Work required: Retype the lines beneath this one, from the first through the line containing "const yTicks = [-1000, -500, 0, 500, 1000, 1500, 2000];". Pictures are left out.

——————————

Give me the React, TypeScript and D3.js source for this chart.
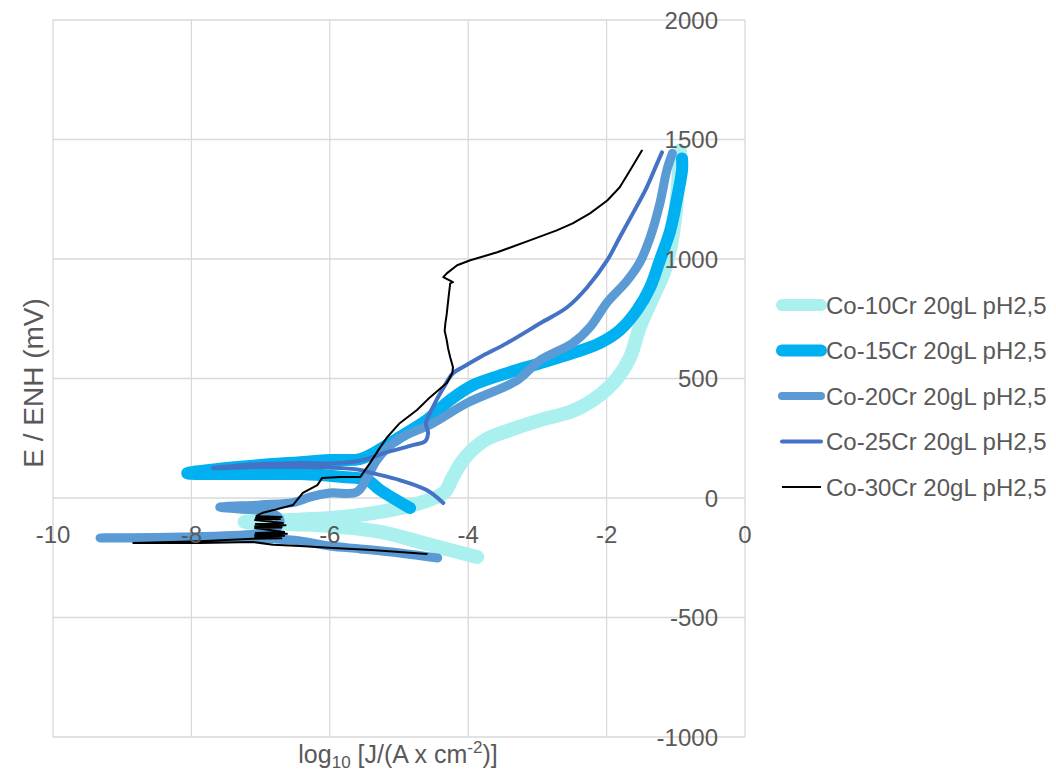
import React from "react";
import * as d3 from "d3";

const W = 1056;
const H = 774;

const xTicks = [-10, -8, -6, -4, -2, 0];
const yTicks = [-1000, -500, 0, 500, 1000, 1500, 2000];

const seriesNames = [
  "Co-10Cr 20gL pH2,5",
  "Co-15Cr 20gL pH2,5",
  "Co-20Cr 20gL pH2,5",
  "Co-25Cr 20gL pH2,5",
  "Co-30Cr 20gL pH2,5",
];
const seriesColors = ["#AAF0EE", "#00B0F0", "#5B9BD5", "#4472C4", "#000000"];
const seriesWidths = [14, 12, 9, 4, 2];
const legendWidths = [12, 12, 8, 4, 2];

// [log10 J, E (mV)]
const co10Cr: [number, number][] = [
  [-3.87, -247], [-4.55, -196], [-5.27, -142], [-6.0, -117], [-6.58, -109], [-7.23, -100],
  [-6.58, -92], [-6.0, -84], [-5.27, -58], [-4.7, -21], [-4.34, 25], [-4.23, 84],
  [-4.05, 167], [-3.76, 242], [-3.4, 284], [-2.96, 326], [-2.53, 360], [-2.34, 385],
  [-2.1, 430], [-1.85, 500], [-1.66, 589], [-1.52, 715], [-1.33, 840], [-1.16, 953],
  [-1.05, 1091], [-0.98, 1258], [-0.95, 1412], [-0.94, 1454],
];

const co15Cr: [number, number][] = [
  [-4.84, -42], [-5.27, 33], [-5.46, 75], [-5.81, 88], [-6.43, 100], [-7.15, 100],
  [-8.06, 104], [-7.15, 134], [-6.43, 150], [-6.0, 159], [-5.56, 163], [-5.32, 196],
  [-4.99, 255], [-4.6, 326], [-4.26, 410], [-3.93, 472], [-3.44, 522], [-2.96, 564],
  [-2.49, 606], [-2.1, 648], [-1.81, 702], [-1.56, 786], [-1.37, 882], [-1.23, 995],
  [-1.08, 1120], [-0.98, 1258], [-0.91, 1371], [-0.91, 1421],
];

const co20Cr: [number, number][] = [
  [-4.44, -251], [-4.99, -230], [-5.56, -213], [-6.0, -201], [-6.43, -180], [-6.86, -171],
  [-7.44, -167], [-8.45, -167], [-9.32, -167], [-8.16, -163], [-7.08, -150], [-6.79, -134],
  [-6.72, -92], [-6.86, -59], [-7.3, -46], [-7.59, -38], [-7.01, -29], [-6.5, -17],
  [-6.29, 4], [-6.0, 21], [-5.61, 25], [-5.46, 84], [-5.32, 159], [-5.03, 242],
  [-4.51, 313], [-4.02, 397], [-3.29, 493], [-2.96, 577], [-2.49, 648], [-2.24, 715],
  [-1.99, 819], [-1.71, 907], [-1.52, 986], [-1.37, 1091], [-1.23, 1233], [-1.13, 1371],
  [-1.05, 1442],
];

const co25Cr: [number, number][] = [
  [-4.36, -21], [-4.6, 33], [-4.99, 75], [-5.38, 104], [-5.56, 117], [-5.81, 125],
  [-6.43, 130], [-7.01, 130], [-7.69, 125], [-7.01, 142], [-6.43, 146], [-5.85, 146],
  [-5.52, 159], [-5.17, 192], [-4.8, 221], [-4.62, 238], [-4.58, 272], [-4.61, 313],
  [-4.51, 380], [-4.36, 460], [-4.22, 522], [-4.08, 547], [-3.83, 589], [-3.44, 648],
  [-2.96, 731], [-2.57, 798], [-2.28, 882], [-1.99, 995], [-1.81, 1091], [-1.62, 1191],
  [-1.42, 1300], [-1.27, 1400], [-1.2, 1446],
];

const co30Cr: [number, number][] = [
  [-4.6, -234], [-4.99, -226], [-5.46, -217], [-5.95, -209], [-6.43, -201], [-6.82, -196],
  [-7.11, -184], [-7.88, -188], [-8.84, -188], [-7.88, -181], [-7.11, -171],
  [-6.7, -168], [-7.08, -163], [-6.66, -158], [-7.08, -155], [-6.62, -150], [-7.07, -146],
  [-6.66, -142], [-7.08, -126], [-6.7, -123], [-7.08, -118], [-6.64, -114], [-7.07, -109],
  [-6.68, -105], [-7.08, -92], [-6.72, -88], [-7.07, -84], [-6.7, -79], [-7.06, -75],
  [-6.98, -63], [-6.53, -29], [-6.39, 21],
  [-6.18, 54], [-6.11, 84], [-5.85, 88], [-5.56, 88], [-5.42, 146], [-5.27, 213],
  [-5.17, 255], [-4.99, 313], [-4.74, 368], [-4.55, 422], [-4.31, 481], [-4.23, 522],
  [-4.22, 547], [-4.26, 589], [-4.29, 625], [-4.31, 660], [-4.34, 700], [-4.33, 731],
  [-4.31, 770], [-4.3, 798], [-4.28, 850], [-4.26, 898], [-4.22, 903], [-4.36, 924],
  [-4.31, 940], [-4.16, 974], [-3.97, 995], [-3.58, 1028], [-3.11, 1078], [-2.72, 1120],
  [-2.49, 1149], [-2.24, 1191], [-1.99, 1245], [-1.81, 1300], [-1.66, 1371], [-1.49, 1454],
];

const allSeries = [co10Cr, co15Cr, co20Cr, co25Cr, co30Cr];

export default function App() {
  const x = d3.scaleLinear().domain([-10, 0]).range([53, 745]);
  const y = d3.scaleLinear().domain([-1000, 2000]).range([737, 20]);
  const smooth = d3
    .line<[number, number]>()
    .x((d) => x(d[0]))
    .y((d) => y(d[1]))
    .curve(d3.curveCatmullRom.alpha(0.5));
  const straight = d3
    .line<[number, number]>()
    .x((d) => x(d[0]))
    .y((d) => y(d[1]));

  const grid = "#d9d9d9";
  const textColor = "#595959";
  const font = "'Liberation Sans', Arial, sans-serif";

  return (
    <svg
      width={W}
      height={H}
      style={{ position: "absolute", left: 0, top: 0, display: "block", background: "#fff" }}
      fontFamily={font}
    >
      <rect x={0} y={0} width={W} height={H} fill="#fff" />
      {xTicks.map((t) => (
        <line key={"gx" + t} x1={x(t)} x2={x(t)} y1={y(-1000)} y2={y(2000)} stroke={grid} strokeWidth={1.3} />
      ))}
      {yTicks.map((t) => (
        <line key={"gy" + t} x1={x(-10)} x2={x(0)} y1={y(t)} y2={y(t)} stroke={grid} strokeWidth={1.3} />
      ))}
      {allSeries.map((s, i) => (
        <path
          key={"s" + i}
          d={(i === 4 ? straight(s) : smooth(s)) || ""}
          fill="none"
          stroke={seriesColors[i]}
          strokeWidth={seriesWidths[i]}
          strokeLinecap="round"
          strokeLinejoin="round"
        />
      ))}
      {xTicks.map((t) => (
        <text key={"tx" + t} x={x(t)} y={543} textAnchor="middle" fontSize={24} fill={textColor}>
          {t}
        </text>
      ))}
      {yTicks.map((t) => (
        <text
          key={"ty" + t}
          x={718}
          y={y(t)}
          textAnchor="end"
          dominantBaseline="central"
          fontSize={24}
          fill={textColor}
        >
          {t}
        </text>
      ))}
      <text
        transform={`translate(43, ${383}) rotate(-90)`}
        textAnchor="middle"
        fontSize={28}
        fill={textColor}
      >
        E / ENH (mV)
      </text>
      <text x={398} y={763} textAnchor="middle" fontSize={25} fill={textColor}>
        log
        <tspan fontSize={17} dy={5}>10</tspan>
        <tspan dy={-5}> [J/(A x cm</tspan>
        <tspan fontSize={17} dy={-10}>-2</tspan>
        <tspan dy={10}>)]</tspan>
      </text>
      {seriesNames.map((n, i) => {
        const ly = 305 + i * 45.5;
        return (
          <g key={"lg" + i}>
            <line
              x1={782}
              x2={821}
              y1={ly}
              y2={ly}
              stroke={seriesColors[i]}
              strokeWidth={legendWidths[i]}
              strokeLinecap={i < 4 ? "round" : "butt"}
            />
            <text x={826} y={ly} dominantBaseline="central" fontSize={24} fill={textColor}>
              {n}
            </text>
          </g>
        );
      })}
    </svg>
  );
}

——————————

Solution:
Give me the React, TypeScript and D3.js source for this chart.
import React from "react";
import * as d3 from "d3";

const W = 1056;
const H = 774;

const xTicks = [-10, -8, -6, -4, -2, 0];
const yTicks = [-1000, -500, 0, 500, 1000, 1500, 2000];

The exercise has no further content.